Following a premise not unlike “Jane Eyre” or “Rebecca,” Jane is faced with a simple choice, with each option promising to send her down a different sequence of events and the reader to a different type of tale. The various stories can be summarized broadly as mystery, spy thriller, paranormal horror, speculative science fiction and pure fantasy. If there’s any chance that this book sounds a tad cliché so far — although I have no idea how it could — you’ll be relieved to hear that Jane is bisexual and there is no obvious path towards “true love.” She also makes umbrellas that are both coping mechanisms and meaningful works of art.
Although Kristin Cashore’s earlier novels also aggressively challenge stereotypical female teen protagonist behavior — and face criticism for those very aspects —“Jane Unlimited” is arguably the most nuanced of her collection.
3. Six of Crows
When Kaz Brekker, the vengeance-guided teenage criminal prodigy, promptly accepts a job that could make him beyond rich and gathers a crew of outcasts to sail away and achieve the impossible. With a mission that dangerous, there are a million things that can go wrong — and most do. Through a clever heist comprised of a thoughtful balance of spontaneity and genius, readers explore not only the impermeable Ice Court with Kaz and company, but also the inevitable existence of monsters — whether they be in individuals, institutions or inside your head.
Don’t expect a white-washed, heterosexual-exclusive cast of characters in “Six of Crows.” The diversity in Kaz’s crew is actually impressive — all six members hail from widely different cultures and geographical locations. They have different native languages, beliefs and skin colors. There are boy-girl love interests along with boy-boy love interests. The romance, however, develops so gradually you’ll be reaching for the second book just to see if there is any at all. There’s no instant success or clear happy ending to roll your eyes at either. The project that starts as a well-paid gig turns into a campaign for revenge, acceptance, home and happiness.

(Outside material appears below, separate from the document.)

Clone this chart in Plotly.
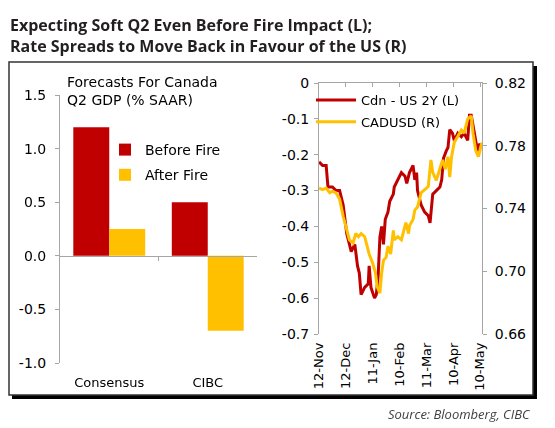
import plotly.graph_objects as go

# ── Data ──────────────────────────────────────────────────────────────────────
categories = ["Consensus", "CIBC"]
before_fire = [1.2, 0.5]
after_fire = [0.25, -0.7]

red_dates = [
    "2015-11-12", "2015-11-16", "2015-11-20", "2015-11-22", "2015-11-24", "2015-11-27",
    "2015-12-01", "2015-12-05", "2015-12-09", "2015-12-11", "2015-12-13", "2015-12-16",
    "2015-12-18", "2015-12-22", "2015-12-25", "2015-12-27", "2015-12-29", "2016-01-02",
    "2016-01-06", "2016-01-07", "2016-01-09", "2016-01-13", "2016-01-15", "2016-01-17",
    "2016-01-19", "2016-01-21", "2016-01-23", "2016-01-25", "2016-01-28", "2016-01-30",
    "2016-02-03", "2016-02-04", "2016-02-08", "2016-02-12", "2016-02-16", "2016-02-18",
    "2016-02-21", "2016-02-25", "2016-02-27", "2016-02-29", "2016-03-01", "2016-03-05",
    "2016-03-09", "2016-03-13", "2016-03-15", "2016-03-17", "2016-03-18", "2016-03-22",
    "2016-03-26", "2016-03-28", "2016-03-30", "2016-04-02", "2016-04-04", "2016-04-06",
    "2016-04-09", "2016-04-11", "2016-04-15", "2016-04-19", "2016-04-22", "2016-04-26",
    "2016-04-28", "2016-04-30", "2016-05-02", "2016-05-05", "2016-05-07", "2016-05-09",
    "2016-05-12",
]
red_vals = [
    -0.22, -0.23, -0.23, -0.29, -0.29, -0.29,
    -0.30, -0.30, -0.34, -0.38, -0.42, -0.45,
    -0.47, -0.45, -0.51, -0.53, -0.59, -0.57,
    -0.56, -0.51, -0.57, -0.60, -0.59, -0.54,
    -0.43, -0.40, -0.45, -0.38, -0.36, -0.33,
    -0.31, -0.29, -0.27, -0.25, -0.26, -0.28,
    -0.25, -0.23, -0.27, -0.25, -0.30, -0.34,
    -0.36, -0.37, -0.39, -0.33, -0.31, -0.30,
    -0.29, -0.27, -0.21, -0.19, -0.18, -0.13,
    -0.14, -0.16, -0.14, -0.15, -0.14, -0.16,
    -0.09, -0.09, -0.12, -0.16, -0.19, -0.17,
    -0.18,
]

yel_dates = [
    "2015-11-12", "2015-11-16", "2015-11-20", "2015-11-24", "2015-11-27", "2015-12-01",
    "2015-12-03", "2015-12-05", "2015-12-09", "2015-12-11", "2015-12-13", "2015-12-16",
    "2015-12-20", "2015-12-23", "2015-12-26", "2015-12-29", "2016-01-02", "2016-01-04",
    "2016-01-07", "2016-01-11", "2016-01-14", "2016-01-16", "2016-01-19", "2016-01-21",
    "2016-01-23", "2016-01-26", "2016-01-28", "2016-01-31", "2016-02-03", "2016-02-04",
    "2016-02-08", "2016-02-12", "2016-02-14", "2016-02-17", "2016-02-20", "2016-02-21",
    "2016-02-25", "2016-02-27", "2016-03-01", "2016-03-05", "2016-03-09", "2016-03-13",
    "2016-03-16", "2016-03-18", "2016-03-22", "2016-03-26", "2016-03-29", "2016-04-01",
    "2016-04-04", "2016-04-06", "2016-04-08", "2016-04-11", "2016-04-15", "2016-04-19",
    "2016-04-22", "2016-04-26", "2016-04-30", "2016-05-02", "2016-05-05", "2016-05-08",
    "2016-05-11", "2016-05-12",
]
yel_vals = [
    0.753, 0.752, 0.753, 0.750, 0.751, 0.750,
    0.748, 0.746, 0.735, 0.731, 0.726, 0.720,
    0.718, 0.724, 0.722, 0.724, 0.722, 0.718,
    0.711, 0.705, 0.699, 0.690, 0.686, 0.699,
    0.707, 0.709, 0.716, 0.711, 0.726, 0.720,
    0.722, 0.720, 0.724, 0.731, 0.724, 0.729,
    0.733, 0.739, 0.741, 0.750, 0.752, 0.754,
    0.771, 0.763, 0.758, 0.765, 0.771, 0.765,
    0.773, 0.760, 0.773, 0.782, 0.786, 0.790,
    0.788, 0.797, 0.799, 0.788, 0.777, 0.773,
    0.780, 0.782,
]

date_ticks = ["2015-11-12", "2015-12-12", "2016-01-11", "2016-02-10",
              "2016-03-11", "2016-04-10", "2016-05-10"]
date_labels = ["12-Nov", "12-Dec", "11-Jan", "10-Feb", "11-Mar", "10-Apr", "10-May"]

gdp_ticks = [-1.0, -0.5, 0.0, 0.5, 1.0, 1.5]
gdp_labels = ["-1.0", "-0.5", "0.0", "0.5", "1.0", "1.5"]
spread_ticks = [-0.7, -0.6, -0.5, -0.4, -0.3, -0.2, -0.1, 0.0]
spread_labels = ["-0.7", "-0.6", "-0.5", "-0.4", "-0.3", "-0.2", "-0.1", "0"]
fx_ticks = [0.66, 0.70, 0.74, 0.78, 0.82]
fx_labels = ["0.66", "0.70", "0.74", "0.78", "0.82"]

# ── Style ─────────────────────────────────────────────────────────────────────
# the page body adds an 8px margin, so the figure is drawn 8px smaller and
# every position below is given in window pixels
OFF = 8
W, H = 555 - OFF, 428 - OFF
RED = "#C00000"
YELLOW = "#FFC000"
AXIS = "#A6A6A6"
FONT = "DejaVu Sans"

def px_x(p):
    return (p - OFF) / W

def px_y(p):
    return 1 - (p - OFF) / H

left_dom_x = [px_x(60), px_x(257)]
left_dom_y = [px_y(363), px_y(95)]
right_dom_x = [px_x(319), px_x(482)]
right_dom_y = [px_y(334), px_y(83)]
left_range = [-1.0, 1.5]
zero_pos = left_dom_y[0] + (0 - left_range[0]) / (left_range[1] - left_range[0]) * (left_dom_y[1] - left_dom_y[0])

fig = go.Figure()

# ── Left: bars ────────────────────────────────────────────────────────────────
fig.add_trace(go.Bar(x=categories, y=before_fire, name="Before Fire",
                     marker_color=RED, marker_line_width=0, legend="legend",
                     legendgroup="b1"))
fig.add_trace(go.Bar(x=categories, y=after_fire, name="After Fire",
                     marker_color=YELLOW, marker_line_width=0, legend="legend",
                     legendgroup="b2"))
# carrier for the zero-line axis with boundary ticks
fig.add_trace(go.Scatter(x=categories, y=before_fire, xaxis="x4", yaxis="y",
                         mode="markers", opacity=0, showlegend=False, hoverinfo="skip"))

# ── Right: lines ──────────────────────────────────────────────────────────────
fig.add_trace(go.Scatter(x=red_dates, y=red_vals, name="Cdn - US 2Y (L)", mode="lines",
                         line=dict(color=RED, width=3), xaxis="x2", yaxis="y2",
                         legend="legend2", legendgroup="l1"))
fig.add_trace(go.Scatter(x=yel_dates, y=yel_vals, name="CADUSD (R)", mode="lines",
                         line=dict(color=YELLOW, width=3), xaxis="x2", yaxis="y3",
                         legend="legend2", legendgroup="l2"))
# carrier for top axis line with ticks
fig.add_trace(go.Scatter(x=red_dates, y=red_vals, xaxis="x3", yaxis="y2",
                         mode="lines", opacity=0, showlegend=False, hoverinfo="skip"))

tick_font = dict(family=FONT, size=14, color="#000000")

fig.update_layout(
    width=W, height=H,
    margin=dict(l=0, r=0, t=0, b=0, autoexpand=False),
    paper_bgcolor="white",
    plot_bgcolor="rgba(0,0,0,0)",
    font=dict(family=FONT, size=13, color="#000000"),
    barmode="group", bargap=0.27, bargroupgap=0,
    showlegend=True,
    xaxis=dict(domain=left_dom_x, anchor="y", showline=False, ticks="",
               tickfont=dict(family=FONT, size=13, color="#000000"), ticklabelstandoff=10),
    xaxis4=dict(domain=left_dom_x, anchor="free", position=zero_pos, overlaying="x",
                showline=True, linecolor=AXIS, linewidth=1, ticks="outside",
                tickson="boundaries", ticklen=4, tickcolor=AXIS, showticklabels=False,
                showgrid=False, zeroline=False),
    yaxis=dict(domain=left_dom_y, anchor="x", range=left_range, tickvals=gdp_ticks,
               ticktext=gdp_labels, showline=True, linecolor=AXIS, linewidth=1,
               ticks="outside", ticklen=4, tickcolor=AXIS, showgrid=False,
               zeroline=False, tickfont=tick_font, ticklabelstandoff=6),
    xaxis2=dict(domain=right_dom_x, anchor="y2", type="date",
                range=["2015-11-12", "2016-05-12"], tickvals=date_ticks,
                ticktext=date_labels, tickangle=-90, showline=False, ticks="",
                showgrid=False, zeroline=False, ticklabelstandoff=5,
                tickfont=dict(family=FONT, size=13, color="#000000")),
    xaxis3=dict(domain=right_dom_x, anchor="y2", overlaying="x2", side="top", type="date",
                range=["2015-11-12", "2016-05-12"], tickvals=date_ticks,
                showticklabels=False, showline=True, linecolor=AXIS, linewidth=1,
                ticks="inside", ticklen=4, tickcolor=AXIS, showgrid=False, zeroline=False),
    yaxis2=dict(domain=right_dom_y, anchor="x2", range=[-0.7, 0], tickvals=spread_ticks,
                ticktext=spread_labels, showline=True, linecolor=AXIS, linewidth=1,
                ticks="outside", ticklen=4, tickcolor=AXIS, showgrid=False,
                zeroline=False, tickfont=tick_font, ticklabelstandoff=2),
    yaxis3=dict(domain=right_dom_y, anchor="x2", overlaying="y2", side="right",
                range=[0.66, 0.82], tickvals=fx_ticks, ticktext=fx_labels,
                showline=True, linecolor=AXIS, linewidth=1, ticks="outside", ticklen=4,
                tickcolor=AXIS, showgrid=False, zeroline=False, tickfont=tick_font,
                ticklabelstandoff=5),
    legend=dict(x=px_x(105), y=px_y(134), xanchor="left", yanchor="top",
                bgcolor="rgba(0,0,0,0)", font=dict(family=FONT, size=14, color="#000000"),
                itemwidth=30, traceorder="grouped", tracegroupgap=4),
    legend2=dict(x=px_x(311), y=px_y(85), xanchor="left", yanchor="top",
                 bgcolor="rgba(0,0,0,0)", font=dict(family=FONT, size=13, color="#000000"),
                 itemwidth=40, traceorder="grouped", tracegroupgap=2),
    shapes=[
        # drop shadow, right and bottom
        dict(type="rect", xref="paper", yref="paper", x0=px_x(533), x1=px_x(537),
             y0=px_y(399), y1=px_y(66), fillcolor="#000000", line_width=0, layer="below"),
        dict(type="rect", xref="paper", yref="paper", x0=px_x(12), x1=px_x(537),
             y0=px_y(399), y1=px_y(395), fillcolor="#000000", line_width=0, layer="below"),
        # frame
        dict(type="rect", xref="paper", yref="paper", x0=px_x(9), x1=px_x(533),
             y0=px_y(395), y1=px_y(62), line=dict(color="#333333", width=1.5),
             fillcolor="rgba(0,0,0,0)", layer="below"),
    ],
    annotations=[
        dict(text="<b>Expecting Soft Q2 Even Before Fire Impact (L);<br>"
                  "Rate Spreads to Move Back in Favour of the US (R)</b>",
             xref="paper", yref="paper", x=px_x(8), y=px_y(12), xanchor="left",
             yanchor="top", align="left", showarrow=False,
             font=dict(family="Open Sans", size=16, color="#231F20")),
        dict(text="Forecasts For Canada<br>Q2 GDP (% SAAR)",
             xref="paper", yref="paper", x=px_x(65), y=px_y(72), xanchor="left",
             yanchor="top", align="left", showarrow=False,
             font=dict(family=FONT, size=14, color="#000000")),
        dict(text="<i>Source: Bloomberg, CIBC</i>",
             xref="paper", yref="paper", x=px_x(533), y=px_y(403), xanchor="right",
             yanchor="top", align="right", showarrow=False,
             font=dict(family="Open Sans", size=13, color="#404040")),
    ],
)

fig.write_html("out.html")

Also unusual for YA books, “Six of Crows” is part of a two-part series, rather than the typical trilogy.
4. Dairy Queen
When her father injures his hip moving a manure-spreader, 15-year-old D.J. Schwenk single-handedly takes over the work on her family’s small dairy farm without skipping a beat. She and her whole family are actually a lot like their cows in the sense that they don’t talk much, a quirk that Brian Nelson, star quarterback at the rival high school, helpfully points out when he starts coming over during the summer to work.
What follows is not your typical summer of life-changing, parent-dying tragedy or tear-jerking romance, but the summer when Schwenk learns why her best friend Amber isn’t so friendly anymore, finally addresses the silent struggles that characterize her family, trains Nelson for the upcoming football season and ultimately decides to try out for football herself. Much more importantly, it’s the summer when Schwenk stops acting like a cow, learns to talk and more importantly has a lot to say.
Whimsical cover and title aside, “Dairy Queen” is pretty down-to-earth for a YA book, and reverts many stereotypes for high-school girls. Common clichés such as unparalleled athletic prowess and model-worthy appearance, which often accompany other strong female heroines, aren’t a problem with Schwenk. She’s as tangibly human as protagonists get, at least once she stops (metaphorically) acting like a cow.